Many of the Great Vaishnavite Temples of the South were earlier Subrahmanya Temples. The left hand of Tirupathi Venkataramana, for example, still supports the now missing spear. The idol is not “Chathurbhuja” as one might expect of a Maha Vishnu idol, Azhagar Koil, near Madurai, presided over by Panchayudha Vishnu with a very powerful Sudarshana Narasimha shrine at its Nairuruthi, and a key player in the Chitrai festival where Azhagar goes to Madurai to give his sister Meenakshi in marriage to Sundareshwara, was earlier the Pazharmuthirsholai Subrahmanya Temple

The Iyengars adopted Ganapathi into their pantheon as “Thumbikai Alvar” (Elephant Trunked Devotee of Vishnu) because of the myth that Ganapathi in the form of a Brahmin fooled Vibhishana (at Srirangam) and Ravana (at Gokarna) to give him Vishnu’s Vaikunta Saligrama and Shiva’s Atma Linga respectively to hold so that they could relieve themselves of the waters that Varuna had filled their bladders with, and then put them down so that they could not be moved again.
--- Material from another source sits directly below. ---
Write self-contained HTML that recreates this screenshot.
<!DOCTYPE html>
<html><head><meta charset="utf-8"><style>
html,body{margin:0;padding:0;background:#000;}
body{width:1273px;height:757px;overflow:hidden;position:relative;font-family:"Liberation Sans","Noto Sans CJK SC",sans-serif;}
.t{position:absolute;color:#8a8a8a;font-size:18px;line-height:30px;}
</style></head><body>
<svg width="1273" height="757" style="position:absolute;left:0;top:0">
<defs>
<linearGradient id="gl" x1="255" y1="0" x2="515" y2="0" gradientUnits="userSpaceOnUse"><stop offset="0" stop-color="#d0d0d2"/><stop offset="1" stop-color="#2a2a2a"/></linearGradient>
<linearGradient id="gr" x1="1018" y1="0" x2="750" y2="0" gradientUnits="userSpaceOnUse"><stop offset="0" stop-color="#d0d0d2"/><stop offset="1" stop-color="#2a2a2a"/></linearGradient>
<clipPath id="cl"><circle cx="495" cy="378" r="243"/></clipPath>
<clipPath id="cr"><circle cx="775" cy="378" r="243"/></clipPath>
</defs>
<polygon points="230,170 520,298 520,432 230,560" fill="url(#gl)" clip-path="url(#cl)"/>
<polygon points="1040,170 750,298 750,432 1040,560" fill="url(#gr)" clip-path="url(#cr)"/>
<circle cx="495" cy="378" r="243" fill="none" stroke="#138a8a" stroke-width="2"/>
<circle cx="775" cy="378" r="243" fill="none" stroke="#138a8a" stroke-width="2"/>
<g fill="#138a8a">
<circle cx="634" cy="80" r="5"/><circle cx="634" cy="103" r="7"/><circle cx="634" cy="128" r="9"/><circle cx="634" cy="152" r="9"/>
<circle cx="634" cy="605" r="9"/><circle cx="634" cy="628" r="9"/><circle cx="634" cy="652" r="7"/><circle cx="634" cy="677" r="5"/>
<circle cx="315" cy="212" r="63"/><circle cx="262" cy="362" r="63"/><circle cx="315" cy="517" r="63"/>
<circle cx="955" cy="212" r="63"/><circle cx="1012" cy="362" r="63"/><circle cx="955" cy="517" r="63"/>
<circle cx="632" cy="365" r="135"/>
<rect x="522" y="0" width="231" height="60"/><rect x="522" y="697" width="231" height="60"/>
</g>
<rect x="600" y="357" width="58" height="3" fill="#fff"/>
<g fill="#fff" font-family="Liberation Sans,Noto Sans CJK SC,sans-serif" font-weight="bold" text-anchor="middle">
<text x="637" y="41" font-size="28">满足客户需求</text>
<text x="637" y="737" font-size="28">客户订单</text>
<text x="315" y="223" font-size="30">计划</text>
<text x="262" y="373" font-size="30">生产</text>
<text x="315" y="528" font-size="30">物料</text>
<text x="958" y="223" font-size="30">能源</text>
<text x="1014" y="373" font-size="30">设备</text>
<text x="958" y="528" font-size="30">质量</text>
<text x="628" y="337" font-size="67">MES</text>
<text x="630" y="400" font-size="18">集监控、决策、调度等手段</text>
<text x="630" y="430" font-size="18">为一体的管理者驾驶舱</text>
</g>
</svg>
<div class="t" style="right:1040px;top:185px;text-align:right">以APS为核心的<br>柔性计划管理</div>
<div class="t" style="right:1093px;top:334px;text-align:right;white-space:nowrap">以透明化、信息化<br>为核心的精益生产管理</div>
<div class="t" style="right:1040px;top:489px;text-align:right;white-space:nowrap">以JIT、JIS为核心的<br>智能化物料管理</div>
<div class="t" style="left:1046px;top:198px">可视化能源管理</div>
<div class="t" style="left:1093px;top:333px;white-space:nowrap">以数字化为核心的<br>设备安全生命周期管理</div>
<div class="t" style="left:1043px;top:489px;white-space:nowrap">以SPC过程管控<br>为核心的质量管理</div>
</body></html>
But Valmiki’s Ramayana does not mention these tales or mention Ganapati at all for he was a tribal deity and not in the Aryan Pantheon during the Ramayana nor in the Druido Aryan Pantheon (of the Atharva Veda period) and was included in the Panchayathana by Adi Shankaracharya who composed the Atharva Sheersha and Namavali for him. It might have also come to pass as many of the Thengalai Iyengars were converted tribals and ubiquitous Ganapathi might have been too difficult to erase from all the temples that they converted to Shree Vaishnavism and the Vaikanasa Sutra.

In the initial stage of the founding of Shree Vaishnaivism, they were aggressive and started converting major centers of pilgrimage to Shree Vaishnavism AND worship as per the Vaikanasa Sutra. They were able to get the support of the local congregations by offering bilingual formula for all rituals. i.e. they performed their worship in BOTH Sanskrit and Tamil. Subrahmanya temples were particularly vulnerable as the Pandyas who once ruled almost all of South India and had trading posts all the way to Rome in the West and through out South East Asia had perpetuated the myth that Subrahmanya, their patron deity, was the originator of Tamil.
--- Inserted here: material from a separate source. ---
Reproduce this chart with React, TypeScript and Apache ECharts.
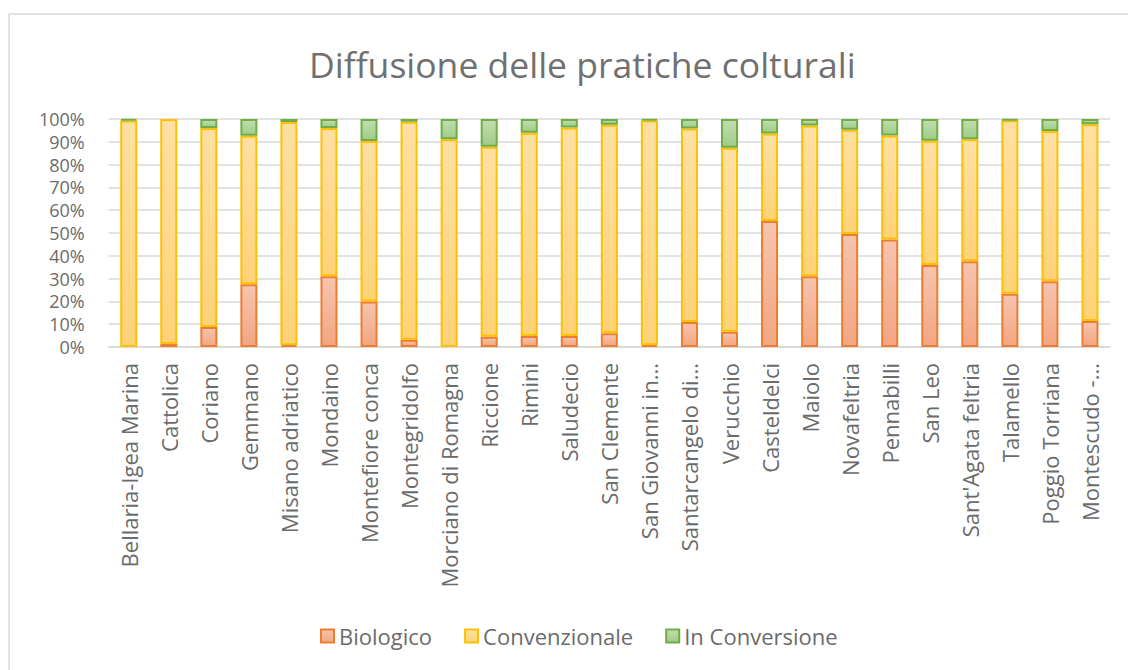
import React, { useEffect, useRef } from "react";
import * as echarts from "echarts";

const categories = [
  "Bellaria-Igea Marina", "Cattolica", "Coriano", "Gemmano", "Misano adriatico",
  "Mondaino", "Montefiore conca", "Montegridolfo", "Morciano di Romagna", "Riccione",
  "Rimini", "Saludecio", "San Clemente", "San Giovanni in...", "Santarcangelo di...",
  "Verucchio", "Casteldelci", "Maiolo", "Novafeltria", "Pennabilli", "San Leo",
  "Sant'Agata feltria", "Talamello", "Poggio Torriana", "Montescudo -...",
];
const biologico = [0, 1.3, 8.8, 27.5, 0.8, 31, 20, 3.2, 0, 4.5, 4.8, 4.8, 6, 0.8, 11, 6.7, 55.3, 31, 49.6, 47.1, 36, 37.6, 23.4, 28.8, 11.4];
const convenzionale = [99.3, 98.7, 87.2, 65.2, 97.9, 65, 70.3, 95.6, 91.1, 83.3, 89.2, 91.5, 91.5, 98.5, 84.8, 80.7, 38.3, 66.1, 45.7, 45.7, 54.5, 53.5, 76, 65.9, 86.3];
const inConversione = [0.7, 0, 4, 7.3, 1.3, 4, 9.7, 1.2, 8.9, 12.2, 6, 3.7, 2.5, 0.7, 4.2, 12.6, 6.4, 2.9, 4.7, 7.2, 9.5, 8.9, 0.6, 5.3, 2.3];
const yTicks = [0, 10, 20, 30, 40, 50, 60, 70, 80, 90, 100];

const FONT = "'Open Sans', 'Noto Sans', sans-serif";
const TXT = "#6b6b6b";

function grad(top: string, bottom: string) {
  return new echarts.graphic.LinearGradient(0, 0, 0, 1, [
    { offset: 0, color: top },
    { offset: 1, color: bottom },
  ]);
}

export default function App() {
  const ref = useRef<HTMLDivElement>(null);
  useEffect(() => {
    if (!ref.current) return;
    const chart = echarts.init(ref.current, undefined, { renderer: "svg" });
    const mk = (name: string, data: number[], top: string, bottom: string, border: string) => ({
      name,
      type: "bar",
      stack: "total",
      data: data.map((v) => (v === 0 ? null : v)),
      barWidth: 17,
      itemStyle: { color: grad(top, bottom), borderColor: border, borderWidth: 2 },
    });
    chart.setOption({
      animation: false,
      backgroundColor: "#ffffff",
      title: {
        text: "Diffusione delle pratiche colturali",
        left: 304,
        top: 41,
        textStyle: { fontFamily: FONT, fontSize: 35.5, fontWeight: "normal", color: "#707070" },
      },
      graphic: [
        {
          type: "rect",
          shape: { x: 9, y: 14, width: 1140, height: 700 },
          style: { fill: "none", stroke: "#d9d9d9", lineWidth: 1.5 },
          silent: true,
        },
      ],
      legend: {
        data: ["Biologico", "Convenzionale", "In Conversione"],
        left: 315,
        top: 620,
        icon: "rect",
        itemWidth: 13,
        itemHeight: 13,
        itemGap: 32,
        textStyle: { fontFamily: FONT, fontSize: 22, color: TXT },
      },
      grid: { left: 108.7, right: 18, top: 119, bottom: 323, containLabel: false },
      xAxis: {
        type: "category",
        data: categories,
        axisTick: { show: false },
        axisLine: { lineStyle: { color: "#d9d9d9", width: 1.5 } },
        axisLabel: {
          rotate: 90,
          interval: 0,
          margin: 16,
          fontFamily: FONT,
          fontSize: 22,
          lineHeight: 22,
          color: TXT,
        },
      },
      yAxis: {
        type: "value",
        min: yTicks[0],
        max: yTicks[yTicks.length - 1],
        interval: 10,
        axisLine: { show: false },
        axisTick: { show: false },
        splitLine: { lineStyle: { color: "#d9d9d9", width: 1.5 } },
        axisLabel: {
          formatter: "{value}%",
          margin: 24,
          fontFamily: FONT,
          fontSize: 18,
          lineHeight: 18,
          color: TXT,
        },
      },
      series: [
        mk("Biologico", biologico, "#f6c4ae", "#f2a683", "#ed7d31"),
        mk("Convenzionale", convenzionale, "#ffe0a3", "#ffd278", "#ffc000"),
        mk("In Conversione", inConversione, "#c2ddb0", "#a0cc88", "#70ad47"),
      ],
    });
    return () => chart.dispose();
  }, []);
  return (
    <div
      ref={ref}
      style={{ position: "fixed", left: 0, top: 0, width: 1128, height: 670 }}
    />
  );
}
Time lines in those days are very difficult to establish. However, an attempt can be made. Ramanujacharya who personally took Tirupathi from Subrahmanya was forced into self exile at Melkote, where the Nachiyar episode is supposed to have happened, by Kulothunga Chola who applied lawful pressure on Shree Vaishnavites to desist from putting their Namam Symbol on Shiva idols. this was some eight hundred years ago (1100 CE?). As the Bahmanis (Gulbarga, Bidar and then Hyderabad) a branch of the Ottoman (Turkic) Caliphate (1347 CE (?) onwards) had not reached the South during Ramanuja’s time, it is likely that the story of Nachiyar was created to help in a belief structure that would permit the reintegration (Ghar Wapasi) of Kidnapped, Raped and Fallen women. Vijayanagar was established to counter the Moslem raiders on the orders of Vidya Aranya Mahaswamnaha of Shringeri around 1300 CE.